Complete your Income statements

The income statement is prepared to record all the income and expenditure of the firm. I would suggest students record income flow for goods and services separately. Include the name of the company and period of the income statement in the title.

The main structure of an income statement would have two separate columns for revenue and expenditure. Enter all your transactions (with the corresponding details, receipt numbers, etc.) in either of these columns.

The revenue column is for the money that comes into the organization, expenditure outlines the main costs. This includes labour charges, taxes, and other overhead expenses. Using this information, you get a gross profit/loss estimate for the firm.

Ensure that you list down the expenses and costs in an orderly fashion. Separate the expenses into different categories to simplify the income statement. Also, note: if the final answer is a decimal value, I suggest you round it off.  

Compile Cashflow records

The cashflow records give you a detailed itinerary about the monetary transactions of a firm. This statement is generally calculated for a standard financial year. Mention the duration, name of the firm and other details in the header section.

I also recommend that you start the cashflow with an operating statement. The title of your cash flow statement should be, “Cashflow from Operating Activities”. The details of this statement must correspond with the income statement prepared earlier.

The operation activities for a company includes several miscellaneous entries. Cash paid for a service, sales receipts, and inventory management are a few aspects you can include. End the report with a subtotal of these items, clubbed under the category “Operating Activity Net Cash.”

The cash flow statement presents all the daily transactions of a company in a single report. Combining the results of the income statement and the cash flow, you can prepare the final balance sheet.

Creating Balance sheets

The balance sheet is one of the most vital financial reports for any company. Consider the balance sheet as a report card of an organization. The two columns titled Assets and Liabilities list down all your resources. Other than that, you need a section for equity accounts and stocks as well.

The assets and liabilities must tally towards the end of your balance sheet. List down the current assets like capital investment, stocks, and cash in hand first. Next comes the fixed assets like land and machinery.

Itemize your liabilities and equity shares the same way. Then you must add the gross profit/loss borrowed from the income statement. Financial analysts then compare the various elements of the balance sheet to derive accounting ratios.
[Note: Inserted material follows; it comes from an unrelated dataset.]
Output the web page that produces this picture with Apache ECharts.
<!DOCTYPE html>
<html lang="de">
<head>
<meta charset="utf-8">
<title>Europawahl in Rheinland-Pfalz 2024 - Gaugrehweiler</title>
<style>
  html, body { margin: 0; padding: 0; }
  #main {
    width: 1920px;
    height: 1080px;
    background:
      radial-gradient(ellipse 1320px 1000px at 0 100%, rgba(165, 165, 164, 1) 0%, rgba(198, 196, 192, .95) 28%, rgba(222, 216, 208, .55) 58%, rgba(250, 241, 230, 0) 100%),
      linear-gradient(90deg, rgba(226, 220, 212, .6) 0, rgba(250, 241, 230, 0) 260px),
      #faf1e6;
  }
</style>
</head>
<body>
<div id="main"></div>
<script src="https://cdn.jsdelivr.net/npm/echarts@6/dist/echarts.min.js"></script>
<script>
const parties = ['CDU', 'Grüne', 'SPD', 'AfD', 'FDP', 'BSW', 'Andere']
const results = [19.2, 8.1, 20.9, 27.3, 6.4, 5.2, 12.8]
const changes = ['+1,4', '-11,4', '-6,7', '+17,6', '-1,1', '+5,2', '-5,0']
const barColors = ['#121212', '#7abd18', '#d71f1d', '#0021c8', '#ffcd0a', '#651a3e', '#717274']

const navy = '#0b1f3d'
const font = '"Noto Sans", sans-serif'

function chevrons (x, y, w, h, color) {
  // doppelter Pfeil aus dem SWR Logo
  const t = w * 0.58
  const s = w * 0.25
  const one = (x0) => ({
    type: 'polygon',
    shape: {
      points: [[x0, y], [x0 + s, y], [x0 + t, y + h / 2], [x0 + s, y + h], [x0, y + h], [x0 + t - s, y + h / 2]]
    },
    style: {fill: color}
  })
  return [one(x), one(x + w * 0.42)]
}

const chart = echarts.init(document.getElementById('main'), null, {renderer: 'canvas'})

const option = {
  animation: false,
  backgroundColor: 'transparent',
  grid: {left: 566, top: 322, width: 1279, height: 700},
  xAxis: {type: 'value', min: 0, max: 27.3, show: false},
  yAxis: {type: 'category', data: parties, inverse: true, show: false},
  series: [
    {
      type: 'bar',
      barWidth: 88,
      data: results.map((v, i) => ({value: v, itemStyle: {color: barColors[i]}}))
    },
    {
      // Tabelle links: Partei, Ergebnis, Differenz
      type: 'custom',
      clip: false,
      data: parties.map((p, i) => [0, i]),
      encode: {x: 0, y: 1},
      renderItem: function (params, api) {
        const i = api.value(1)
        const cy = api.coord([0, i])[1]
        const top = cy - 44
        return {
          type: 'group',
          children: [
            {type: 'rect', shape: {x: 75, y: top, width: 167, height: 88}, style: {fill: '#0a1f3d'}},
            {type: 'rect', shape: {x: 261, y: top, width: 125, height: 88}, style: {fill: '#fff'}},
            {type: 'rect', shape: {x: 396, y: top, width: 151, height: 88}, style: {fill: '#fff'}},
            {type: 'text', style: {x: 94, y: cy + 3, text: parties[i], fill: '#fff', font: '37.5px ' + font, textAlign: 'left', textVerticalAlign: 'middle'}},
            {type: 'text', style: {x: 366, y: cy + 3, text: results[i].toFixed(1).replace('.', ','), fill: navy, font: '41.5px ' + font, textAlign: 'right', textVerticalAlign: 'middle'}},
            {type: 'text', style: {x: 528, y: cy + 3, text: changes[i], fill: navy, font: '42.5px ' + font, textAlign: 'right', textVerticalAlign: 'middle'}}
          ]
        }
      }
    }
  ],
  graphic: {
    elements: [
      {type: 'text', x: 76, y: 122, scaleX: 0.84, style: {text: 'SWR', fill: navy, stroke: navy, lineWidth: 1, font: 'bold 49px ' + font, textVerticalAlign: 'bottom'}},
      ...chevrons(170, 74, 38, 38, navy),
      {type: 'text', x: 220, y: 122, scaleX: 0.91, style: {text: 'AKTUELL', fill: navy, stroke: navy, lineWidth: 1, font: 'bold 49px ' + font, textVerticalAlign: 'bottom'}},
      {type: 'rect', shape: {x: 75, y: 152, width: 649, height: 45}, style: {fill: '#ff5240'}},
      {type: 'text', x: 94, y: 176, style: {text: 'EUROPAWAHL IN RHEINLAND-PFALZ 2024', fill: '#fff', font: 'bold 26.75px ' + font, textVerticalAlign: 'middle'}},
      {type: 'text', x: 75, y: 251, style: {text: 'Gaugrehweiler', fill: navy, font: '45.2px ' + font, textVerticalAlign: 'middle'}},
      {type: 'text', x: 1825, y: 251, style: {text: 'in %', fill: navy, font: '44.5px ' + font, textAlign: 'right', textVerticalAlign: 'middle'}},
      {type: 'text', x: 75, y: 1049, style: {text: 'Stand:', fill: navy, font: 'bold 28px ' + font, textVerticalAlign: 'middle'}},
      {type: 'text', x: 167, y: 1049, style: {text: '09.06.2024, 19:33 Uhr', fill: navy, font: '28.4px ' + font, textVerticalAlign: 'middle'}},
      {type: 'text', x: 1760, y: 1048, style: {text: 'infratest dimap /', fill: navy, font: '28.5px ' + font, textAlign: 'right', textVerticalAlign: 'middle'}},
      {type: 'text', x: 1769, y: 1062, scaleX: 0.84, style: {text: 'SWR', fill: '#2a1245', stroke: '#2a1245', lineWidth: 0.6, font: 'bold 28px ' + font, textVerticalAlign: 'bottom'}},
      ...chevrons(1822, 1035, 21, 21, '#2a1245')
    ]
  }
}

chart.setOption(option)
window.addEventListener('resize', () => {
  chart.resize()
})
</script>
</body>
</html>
This gives you deeper insights into the business.

Tips for writing an excellent financial report

Students usually don’t have to prepare financial reports from scratch. Your task is to extract the entries from the adjusted trial balance and prepare the final accounts. This is because the journal, ledger and trial balance are an exhaustive process.
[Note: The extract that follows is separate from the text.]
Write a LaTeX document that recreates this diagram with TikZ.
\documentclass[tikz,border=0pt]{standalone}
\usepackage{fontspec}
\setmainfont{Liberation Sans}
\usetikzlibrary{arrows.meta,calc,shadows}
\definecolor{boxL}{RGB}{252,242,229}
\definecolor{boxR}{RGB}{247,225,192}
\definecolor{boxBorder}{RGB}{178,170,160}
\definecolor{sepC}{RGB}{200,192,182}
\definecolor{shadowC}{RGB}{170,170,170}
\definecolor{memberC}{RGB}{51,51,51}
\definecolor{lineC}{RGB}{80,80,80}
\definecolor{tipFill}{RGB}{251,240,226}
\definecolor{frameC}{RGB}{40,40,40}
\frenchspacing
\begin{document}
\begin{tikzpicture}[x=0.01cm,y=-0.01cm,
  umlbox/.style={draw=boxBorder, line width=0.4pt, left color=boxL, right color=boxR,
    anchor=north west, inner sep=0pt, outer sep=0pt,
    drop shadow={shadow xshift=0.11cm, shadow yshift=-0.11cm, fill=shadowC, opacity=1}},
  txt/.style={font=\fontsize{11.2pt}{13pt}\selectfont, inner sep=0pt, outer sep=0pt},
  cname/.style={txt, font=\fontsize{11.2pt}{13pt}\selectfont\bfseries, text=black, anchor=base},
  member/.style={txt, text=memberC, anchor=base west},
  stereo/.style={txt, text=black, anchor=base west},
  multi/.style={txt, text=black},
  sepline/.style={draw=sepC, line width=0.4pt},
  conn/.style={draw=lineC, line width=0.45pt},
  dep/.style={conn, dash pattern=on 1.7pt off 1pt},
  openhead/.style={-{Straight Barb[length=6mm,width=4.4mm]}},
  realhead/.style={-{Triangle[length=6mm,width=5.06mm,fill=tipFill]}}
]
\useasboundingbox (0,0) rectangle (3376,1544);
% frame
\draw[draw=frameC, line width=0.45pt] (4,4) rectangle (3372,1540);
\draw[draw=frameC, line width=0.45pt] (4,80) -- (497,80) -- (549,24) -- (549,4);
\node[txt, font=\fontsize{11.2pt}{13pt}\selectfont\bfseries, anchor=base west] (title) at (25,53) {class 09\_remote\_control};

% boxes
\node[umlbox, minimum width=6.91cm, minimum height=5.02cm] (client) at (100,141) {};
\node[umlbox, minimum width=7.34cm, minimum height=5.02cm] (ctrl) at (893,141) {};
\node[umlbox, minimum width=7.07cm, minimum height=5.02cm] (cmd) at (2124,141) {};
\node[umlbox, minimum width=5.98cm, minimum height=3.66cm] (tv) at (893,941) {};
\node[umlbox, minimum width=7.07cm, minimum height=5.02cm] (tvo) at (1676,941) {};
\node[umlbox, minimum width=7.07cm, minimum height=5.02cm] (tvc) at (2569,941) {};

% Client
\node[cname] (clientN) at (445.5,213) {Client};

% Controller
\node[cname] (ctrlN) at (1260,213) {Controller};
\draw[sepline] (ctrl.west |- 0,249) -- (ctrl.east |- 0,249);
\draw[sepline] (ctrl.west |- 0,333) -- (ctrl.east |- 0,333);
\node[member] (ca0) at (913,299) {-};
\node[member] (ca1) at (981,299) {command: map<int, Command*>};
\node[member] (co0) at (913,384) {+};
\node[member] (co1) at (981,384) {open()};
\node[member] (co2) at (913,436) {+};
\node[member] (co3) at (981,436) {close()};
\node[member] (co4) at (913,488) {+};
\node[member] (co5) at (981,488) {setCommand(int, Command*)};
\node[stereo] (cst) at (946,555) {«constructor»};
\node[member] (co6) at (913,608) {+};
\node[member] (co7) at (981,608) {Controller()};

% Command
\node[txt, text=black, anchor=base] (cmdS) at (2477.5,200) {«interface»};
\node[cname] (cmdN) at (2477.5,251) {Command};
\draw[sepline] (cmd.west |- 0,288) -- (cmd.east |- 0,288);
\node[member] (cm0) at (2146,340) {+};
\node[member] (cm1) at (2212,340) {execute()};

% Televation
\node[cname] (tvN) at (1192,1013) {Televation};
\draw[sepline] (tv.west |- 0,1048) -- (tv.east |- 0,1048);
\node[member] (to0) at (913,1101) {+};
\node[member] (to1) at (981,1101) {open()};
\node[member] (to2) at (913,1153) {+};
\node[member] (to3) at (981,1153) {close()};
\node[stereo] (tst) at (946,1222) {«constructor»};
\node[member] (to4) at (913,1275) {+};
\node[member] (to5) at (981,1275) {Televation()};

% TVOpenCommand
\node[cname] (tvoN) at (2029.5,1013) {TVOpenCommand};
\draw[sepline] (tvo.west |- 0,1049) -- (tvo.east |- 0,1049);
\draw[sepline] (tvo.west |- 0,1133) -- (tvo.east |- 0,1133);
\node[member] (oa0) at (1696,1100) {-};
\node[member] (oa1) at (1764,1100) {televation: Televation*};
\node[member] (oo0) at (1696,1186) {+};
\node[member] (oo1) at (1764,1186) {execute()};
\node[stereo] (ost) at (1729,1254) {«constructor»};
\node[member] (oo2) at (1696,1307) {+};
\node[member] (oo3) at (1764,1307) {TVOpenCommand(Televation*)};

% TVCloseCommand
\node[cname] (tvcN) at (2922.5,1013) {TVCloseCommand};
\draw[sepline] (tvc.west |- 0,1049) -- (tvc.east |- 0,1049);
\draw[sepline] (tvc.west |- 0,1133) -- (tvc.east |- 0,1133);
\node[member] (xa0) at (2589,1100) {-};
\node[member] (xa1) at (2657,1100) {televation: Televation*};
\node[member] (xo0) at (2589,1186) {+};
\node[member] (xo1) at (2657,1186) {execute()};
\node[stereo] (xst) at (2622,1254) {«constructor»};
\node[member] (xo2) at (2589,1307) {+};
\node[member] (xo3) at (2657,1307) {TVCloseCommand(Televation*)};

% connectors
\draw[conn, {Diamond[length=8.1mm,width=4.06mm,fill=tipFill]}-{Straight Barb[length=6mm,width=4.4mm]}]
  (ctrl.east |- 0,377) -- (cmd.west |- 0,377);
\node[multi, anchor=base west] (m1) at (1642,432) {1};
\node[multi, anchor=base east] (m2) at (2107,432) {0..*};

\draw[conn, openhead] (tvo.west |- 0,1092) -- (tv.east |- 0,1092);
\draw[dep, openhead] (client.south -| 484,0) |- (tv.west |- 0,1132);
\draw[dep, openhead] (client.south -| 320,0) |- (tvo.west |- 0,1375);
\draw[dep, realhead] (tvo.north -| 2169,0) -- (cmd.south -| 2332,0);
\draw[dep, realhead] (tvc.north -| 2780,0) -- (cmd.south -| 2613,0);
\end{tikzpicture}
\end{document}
The adjusted trial balance saves you from a lot of extra effort. However, you must know all the accounting rules to successfully apply the entries to other reports. Check out these tips to further simplify the task.

Clarify your objectives

The first thing you need in a financial report is clear-cut accounting objectives. Always state the accounting year and the name of the financial information. The income statements and cash flow reports must have receipts attached inside. You can add further footnotes and annotation to clarify a few transactions.

Defining your goals beforehand also reduces the scope for errors. Check with your peers and professors about the structure of the report. Ensure that every entry is clarified and explained in the accounts.
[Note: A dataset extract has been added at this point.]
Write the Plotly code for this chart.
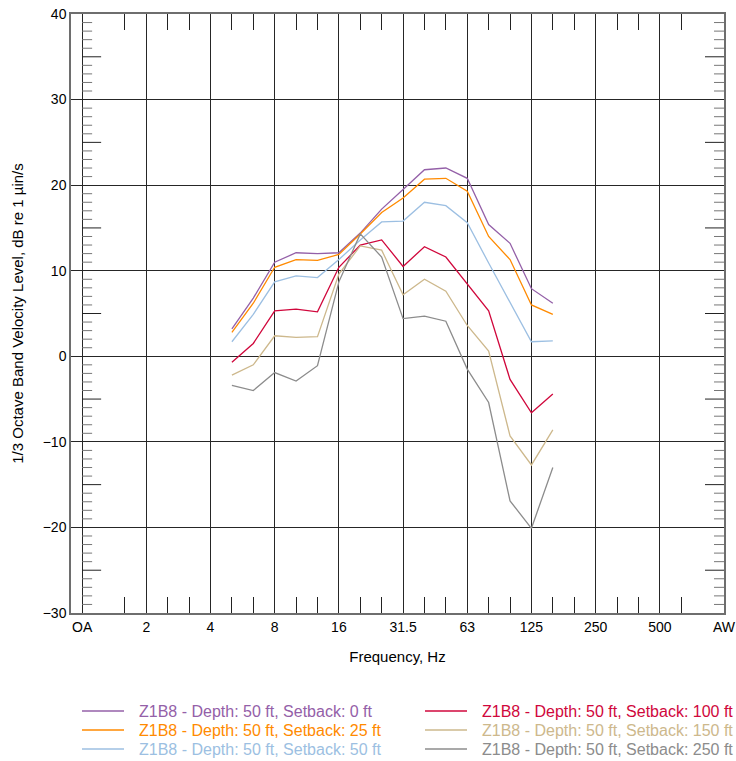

Guide to prepare a year-end financial report



In-depth analysis and insights

Once you have arranged the entries in the respective accounts, it’s time to calculate the numbers. Add a grand total column towards the end of every statement and highlight it. Students can prepare these accounts manually or use accounting software for the same.

Personally, I prefer the accounting software for the job. It prevents the risk of calculation errors and other careless mistakes. All you have to is shift the entries around in their respective columns and let the software do the calculations.

Also, once you have the numbers ready, you can compare the accounts to get deeper insights into the company’s performance.

Factual accuracy and credibility

The factual accuracy and credibility of your report are of utmost importance. All your hard work goes down the drain if the balance sheet doesn’t tally at the end. You can add proper citation and references for the sources borrowed for the financial report

The accounts and statements are a small part of the year-end report. You need to expand on these entries, explain the findings and gauge their contribution to the company accounts. Consult your university website about the format and referencing used in the reports.

Set qualitative benchmarks

Setting qualitative benchmarks prove the authenticity of your financial statement. The theoretical part of the report justifies how and why the entries were transferred to the respective accounts. Using the data from the balance sheet, you can figure out specific accounting ratios. It explains resource allocation, accounting decisions and scope of the company.

The accounting cycle explained.

The accounting cycle is an extensive process that starts with simple journal entries and ends with the balance sheets. For some projects, you might also have to calculate accounting ratios for in-depth financial analysis.

The accounting starts with the accounting year. The daily transactions recorded in the journal is then transferred to the ledger. Based on the ledger entries, you can prepare the trial balance, cash flow and income statement. The final accounts, i.e. balance sheet, is where all these elements are combined for a more holistic picture.

To make things clear, I have listed down the steps in an accounting cycle below.

  • Journal entries
  • Ledger entries
  • Prepare the trial balance
  • Adjust the reverse journal entries
  • Edit the trial balance
  • Profit-loss statement
  • Cashflow statement
  • Income and expenditure accounts
  • Balance sheet
  • Accounting ratios

Quick links and references

Here are some top links and references to download guides, samples, and templates for your next financial report. These layouts work well on all platforms and come from verified sources. I have also added university guides for citation and a reliable citation generator for your benefit.

Citations and reference guide: Harvard referencing guide

Citation generator: CiteFast

Income statement templates: Financial report template by St. Mary’s College Of Maryland Foundation, Inc.

Cashflow statement templates: Cashflow statement guidelines

Balance sheet templates: Balance sheet guidelines

Best accounting software: Accounting software recommended for students

Image: screenshot 

The bottom line

Preparing a year-end financial report is not an easy task. I hope that this guide would help you structure a detailed financial report for your next project. I have tried to include all the possible elements, features and tips to assist amateurs and experts alike. Good luck!